▸ **Work to be completed**:
Pictures stay out of the copy; restate everything else in the material exactly.
Start of Source excerpt
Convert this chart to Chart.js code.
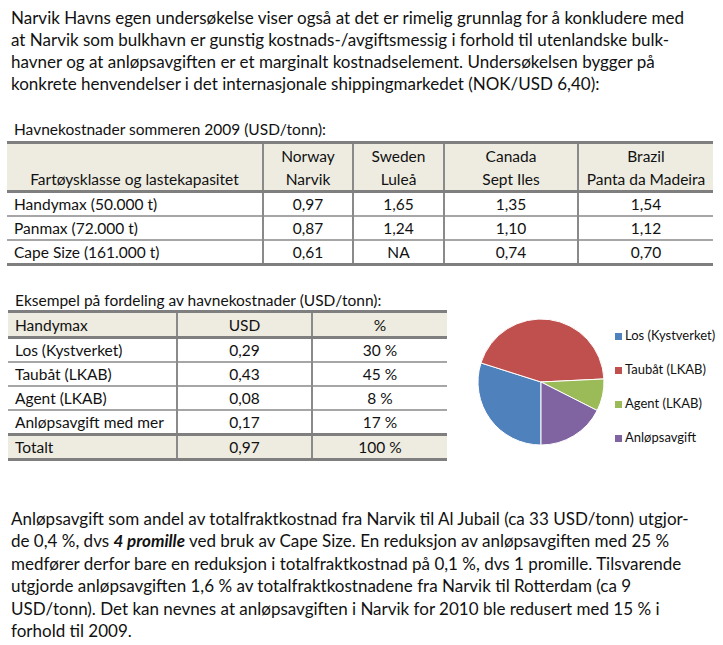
<!DOCTYPE html>
<html lang="no">
<head>
<meta charset="utf-8">
<title>Havnekostnader Narvik</title>
<script src="https://cdn.jsdelivr.net/npm/chart.js@4.4.1/dist/chart.umd.min.js"></script>
<style>
  html, body { margin: 0; padding: 0; }
  body {
    width: 723px; height: 645px; overflow: hidden; position: relative; background: #fff;
    font-family: Lato, 'Open Sans', sans-serif; font-size: 15.5px; color: #111;
  }
  .txt { position: absolute; left: 11px; font-size: 17px; line-height: 22px; white-space: nowrap; }
  .cap { position: absolute; line-height: 21px; white-space: nowrap; }
  table { position: absolute; border-collapse: collapse; table-layout: fixed;
          border-top: 3px solid #7f7f7f; border-bottom: 3px solid #7f7f7f; }
  td { padding: 0 7px; height: 22px; line-height: 20px; white-space: nowrap; text-align: center;
       border-left: 2px solid #8a8a8a; border-top: 2px solid #a6a6a6; }
  td:first-child { border-left: none; text-align: left; }
  tr.head td { background: #eeece1; border-top: none; height: 23px; }
  tr.head.last td { border-bottom: 3px solid #7f7f7f; }
  tr.total td { background: #eeece1; border-top: 3px solid #7f7f7f; height: 22px; }
  #costTable tr.head td:first-child { text-align: center; }
  #pieWrap { position: absolute; left: 470px; top: 311px; width: 142px; height: 142px; }
  #pieLegend { position: absolute; left: 615px; top: 324px; margin: 0; padding: 0;
               list-style: none; font-size: 13px; white-space: nowrap; }
  #pieLegend li { height: 34px; line-height: 22px; }
  #pieLegend .box { display: inline-block; width: 7px; height: 7px; margin: 0 3px 1px 0; vertical-align: middle; }
</style>
</head>
<body>

<div class="txt" style="top:7px">
  Narvik Havns egen undersøkelse viser også at det er rimelig grunnlag for å konkludere med<br>
  at Narvik som bulkhavn er gunstig kostnads-/avgiftsmessig i forhold til utenlandske bulk-<br>
  havner og at anløpsavgiften er et marginalt kostnadselement. Undersøkelsen bygger på<br>
  konkrete henvendelser i det internasjonale shippingmarkedet (NOK/USD 6,40):
</div>

<div class="cap" style="left:14px; top:119px">Havnekostnader sommeren 2009 (USD/tonn):</div>
<table id="costTable" style="left:7px; top:141px; width:706px">
  <colgroup><col style="width:256px"><col style="width:90px"><col style="width:91px"><col style="width:134px"><col style="width:135px"></colgroup>
  <tbody></tbody>
</table>

<div class="cap" style="left:15px; top:290px">Eksempel på fordeling av havnekostnader (USD/tonn):</div>
<table id="shareTable" style="left:8px; top:310px; width:439px">
  <colgroup><col style="width:169px"><col style="width:135px"><col style="width:135px"></colgroup>
  <tbody></tbody>
</table>

<div id="pieWrap"><canvas id="chartShare"></canvas></div>
<ul id="pieLegend"></ul>

<div class="txt" style="top:508px; line-height:22.4px">
  Anløpsavgift som andel av totalfraktkostnad fra Narvik til Al Jubail (ca 33 USD/tonn) utgjor-<br>
  de 0,4 %, dvs <b><i>4 promille</i></b> ved bruk av Cape Size. En reduksjon av anløpsavgiften med 25 %<br>
  medfører derfor bare en reduksjon i totalfraktkostnad på 0,1 %, dvs 1 promille. Tilsvarende<br>
  utgjorde anløpsavgiften 1,6 % av totalfraktkostnadene fra Narvik til Rotterdam (ca 9<br>
  USD/tonn). Det kan nevnes at anløpsavgiften i Narvik for 2010 ble redusert med 15 % i<br>
  forhold til 2009.
</div>

<script>
'use strict';

/* ── DATA: havnekostnader sommeren 2009 (USD/tonn) ── */
const COUNTRIES   = ['Norway', 'Sweden', 'Canada', 'Brazil'];
const PORTS       = ['Narvik', 'Luleå', 'Sept Iles', 'Panta da Madeira'];
const VESSELS     = ['Handymax (50.000 t)', 'Panmax (72.000 t)', 'Cape Size (161.000 t)'];
const COST_NARVIK = [0.97, 0.87, 0.61];
const COST_LULEA  = [1.65, 1.24, null];
const COST_SEPT   = [1.35, 1.10, 0.74];
const COST_PANTA  = [1.54, 1.12, 0.70];

/* ── DATA: fordeling av havnekostnader, Handymax ── */
const ITEMS        = ['Los (Kystverket)', 'Taubåt (LKAB)', 'Agent (LKAB)', 'Anløpsavgift med mer'];
const LEGEND_NAMES = ['Los (Kystverket)', 'Taubåt (LKAB)', 'Agent (LKAB)', 'Anløpsavgift'];
const ITEM_USD     = [0.29, 0.43, 0.08, 0.17];
const ITEM_PCT     = [30, 45, 8, 17];
const TOTAL_USD    = 0.97;
const TOTAL_PCT    = 100;
const SLICE_COLORS = ['#4F81BD', '#C0504D', '#9BBB59', '#8064A2'];

/* ── Utilities ── */
const fmt = v => v == null ? 'NA' : v.toFixed(2).replace('.', ',');
const row = (cls, cells) => `<tr class="${cls}">${cells.map(c => `<td>${c}</td>`).join('')}</tr>`;

/* ── Tables ── */
function buildCostTable() {
  const cols = [COST_NARVIK, COST_LULEA, COST_SEPT, COST_PANTA];
  let html = row('head', [''].concat(COUNTRIES));
  html += row('head last', ['Fartøysklasse og lastekapasitet'].concat(PORTS));
  VESSELS.forEach((v, i) => {
    html += row('', [v].concat(cols.map(c => fmt(c[i]))));
  });
  document.querySelector('#costTable tbody').innerHTML = html;
}

function buildShareTable() {
  let html = row('head last', ['Handymax', 'USD', '%']);
  ITEMS.forEach((name, i) => {
    html += row('', [name, fmt(ITEM_USD[i]), ITEM_PCT[i] + ' %']);
  });
  html += row('total', ['Totalt', fmt(TOTAL_USD), TOTAL_PCT + ' %']);
  document.querySelector('#shareTable tbody').innerHTML = html;
}

/* ── Pie chart + HTML legend ── */
function initPie() {
  const chart = new Chart(document.getElementById('chartShare'), {
    type: 'pie',
    data: {
      labels: LEGEND_NAMES,
      datasets: [{
        data: ITEM_USD,
        backgroundColor: SLICE_COLORS,
        borderColor: '#ffffff',
        borderWidth: 1,
      }],
    },
    options: {
      responsive: true,
      maintainAspectRatio: false,
      animation: false,
      rotation: 180,
      radius: 63,
      plugins: {
        legend: { display: false },
        tooltip: { enabled: false },
      },
    },
  });

  const items = chart.options.plugins.legend.labels.generateLabels(chart);
  document.getElementById('pieLegend').innerHTML = items.map(it =>
    `<li><span class="box" style="background:${it.fillStyle}"></span>${it.text}</li>`
  ).join('');
}

buildCostTable();
buildShareTable();
initPie();
</script>
</body>
</html>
End of Source excerpt
▸ **Result of the task**:
Convert this chart to Chart.js code.
<!DOCTYPE html>
<html lang="no">
<head>
<meta charset="utf-8">
<title>Havnekostnader Narvik</title>
<script src="https://cdn.jsdelivr.net/npm/chart.js@4.4.1/dist/chart.umd.min.js"></script>
<style>
  html, body { margin: 0; padding: 0; }
  body {
    width: 723px; height: 645px; overflow: hidden; position: relative; background: #fff;
    font-family: Lato, 'Open Sans', sans-serif; font-size: 15.5px; color: #111;
  }
  .txt { position: absolute; left: 11px; font-size: 17px; line-height: 22px; white-space: nowrap; }
  .cap { position: absolute; line-height: 21px; white-space: nowrap; }
  table { position: absolute; border-collapse: collapse; table-layout: fixed;
          border-top: 3px solid #7f7f7f; border-bottom: 3px solid #7f7f7f; }
  td { padding: 0 7px; height: 22px; line-height: 20px; white-space: nowrap; text-align: center;
       border-left: 2px solid #8a8a8a; border-top: 2px solid #a6a6a6; }
  td:first-child { border-left: none; text-align: left; }
  tr.head td { background: #eeece1; border-top: none; height: 23px; }
  tr.head.last td { border-bottom: 3px solid #7f7f7f; }
  tr.total td { background: #eeece1; border-top: 3px solid #7f7f7f; height: 22px; }
  #costTable tr.head td:first-child { text-align: center; }
  #pieWrap { position: absolute; left: 470px; top: 311px; width: 142px; height: 142px; }
  #pieLegend { position: absolute; left: 615px; top: 324px; margin: 0; padding: 0;
               list-style: none; font-size: 13px; white-space: nowrap; }
  #pieLegend li { height: 34px; line-height: 22px; }
  #pieLegend .box { display: inline-block; width: 7px; height: 7px; margin: 0 3px 1px 0; vertical-align: middle; }
</style>
</head>
<body>

<div class="txt" style="top:7px">
  Narvik Havns egen undersøkelse viser også at det er rimelig grunnlag for å konkludere med<br>
  at Narvik som bulkhavn er gunstig kostnads-/avgiftsmessig i forhold til utenlandske bulk-<br>
  havner og at anløpsavgiften er et marginalt kostnadselement. Undersøkelsen bygger på<br>
  konkrete henvendelser i det internasjonale shippingmarkedet (NOK/USD 6,40):
</div>

<div class="cap" style="left:14px; top:119px">Havnekostnader sommeren 2009 (USD/tonn):</div>
<table id="costTable" style="left:7px; top:141px; width:706px">
  <colgroup><col style="width:256px"><col style="width:90px"><col style="width:91px"><col style="width:134px"><col style="width:135px"></colgroup>
  <tbody></tbody>
</table>

<div class="cap" style="left:15px; top:290px">Eksempel på fordeling av havnekostnader (USD/tonn):</div>
<table id="shareTable" style="left:8px; top:310px; width:439px">
  <colgroup><col style="width:169px"><col style="width:135px"><col style="width:135px"></colgroup>
  <tbody></tbody>
</table>

<div id="pieWrap"><canvas id="chartShare"></canvas></div>
<ul id="pieLegend"></ul>

<div class="txt" style="top:508px; line-height:22.4px">
  Anløpsavgift som andel av totalfraktkostnad fra Narvik til Al Jubail (ca 33 USD/tonn) utgjor-<br>
  de 0,4 %, dvs <b><i>4 promille</i></b> ved bruk av Cape Size. En reduksjon av anløpsavgiften med 25 %<br>
  medfører derfor bare en reduksjon i totalfraktkostnad på 0,1 %, dvs 1 promille. Tilsvarende<br>
  utgjorde anløpsavgiften 1,6 % av totalfraktkostnadene fra Narvik til Rotterdam (ca 9<br>
  USD/tonn). Det kan nevnes at anløpsavgiften i Narvik for 2010 ble redusert med 15 % i<br>
  forhold til 2009.
</div>

<script>
'use strict';

/* ── DATA: havnekostnader sommeren 2009 (USD/tonn) ── */
const COUNTRIES   = ['Norway', 'Sweden', 'Canada', 'Brazil'];
const PORTS       = ['Narvik', 'Luleå', 'Sept Iles', 'Panta da Madeira'];
const VESSELS     = ['Handymax (50.000 t)', 'Panmax (72.000 t)', 'Cape Size (161.000 t)'];
const COST_NARVIK = [0.97, 0.87, 0.61];
const COST_LULEA  = [1.65, 1.24, null];
const COST_SEPT   = [1.35, 1.10, 0.74];
const COST_PANTA  = [1.54, 1.12, 0.70];

/* ── DATA: fordeling av havnekostnader, Handymax ── */
const ITEMS        = ['Los (Kystverket)', 'Taubåt (LKAB)', 'Agent (LKAB)', 'Anløpsavgift med mer'];
const LEGEND_NAMES = ['Los (Kystverket)', 'Taubåt (LKAB)', 'Agent (LKAB)', 'Anløpsavgift'];
const ITEM_USD     = [0.29, 0.43, 0.08, 0.17];
const ITEM_PCT     = [30, 45, 8, 17];
const TOTAL_USD    = 0.97;
const TOTAL_PCT    = 100;
const SLICE_COLORS = ['#4F81BD', '#C0504D', '#9BBB59', '#8064A2'];

/* ── Utilities ── */
const fmt = v => v == null ? 'NA' : v.toFixed(2).replace('.', ',');
const row = (cls, cells) => `<tr class="${cls}">${cells.map(c => `<td>${c}</td>`).join('')}</tr>`;

/* ── Tables ── */
function buildCostTable() {
  const cols = [COST_NARVIK, COST_LULEA, COST_SEPT, COST_PANTA];
  let html = row('head', [''].concat(COUNTRIES));
  html += row('head last', ['Fartøysklasse og lastekapasitet'].concat(PORTS));
  VESSELS.forEach((v, i) => {
    html += row('', [v].concat(cols.map(c => fmt(c[i]))));
  });
  document.querySelector('#costTable tbody').innerHTML = html;
}

function buildShareTable() {
  let html = row('head last', ['Handymax', 'USD', '%']);
  ITEMS.forEach((name, i) => {
    html += row('', [name, fmt(ITEM_USD[i]), ITEM_PCT[i] + ' %']);
  });
  html += row('total', ['Totalt', fmt(TOTAL_USD), TOTAL_PCT + ' %']);
  document.querySelector('#shareTable tbody').innerHTML = html;
}

/* ── Pie chart + HTML legend ── */
function initPie() {
  const chart = new Chart(document.getElementById('chartShare'), {
    type: 'pie',
    data: {
      labels: LEGEND_NAMES,
      datasets: [{
        data: ITEM_USD,
        backgroundColor: SLICE_COLORS,
        borderColor: '#ffffff',
        borderWidth: 1,
      }],
    },
    options: {
      responsive: true,
      maintainAspectRatio: false,
      animation: false,
      rotation: 180,
      radius: 63,
      plugins: {
        legend: { display: false },
        tooltip: { enabled: false },
      },
    },
  });

  const items = chart.options.plugins.legend.labels.generateLabels(chart);
  document.getElementById('pieLegend').innerHTML = items.map(it =>
    `<li><span class="box" style="background:${it.fillStyle}"></span>${it.text}</li>`
  ).join('');
}

buildCostTable();
buildShareTable();
initPie();
</script>
</body>
</html>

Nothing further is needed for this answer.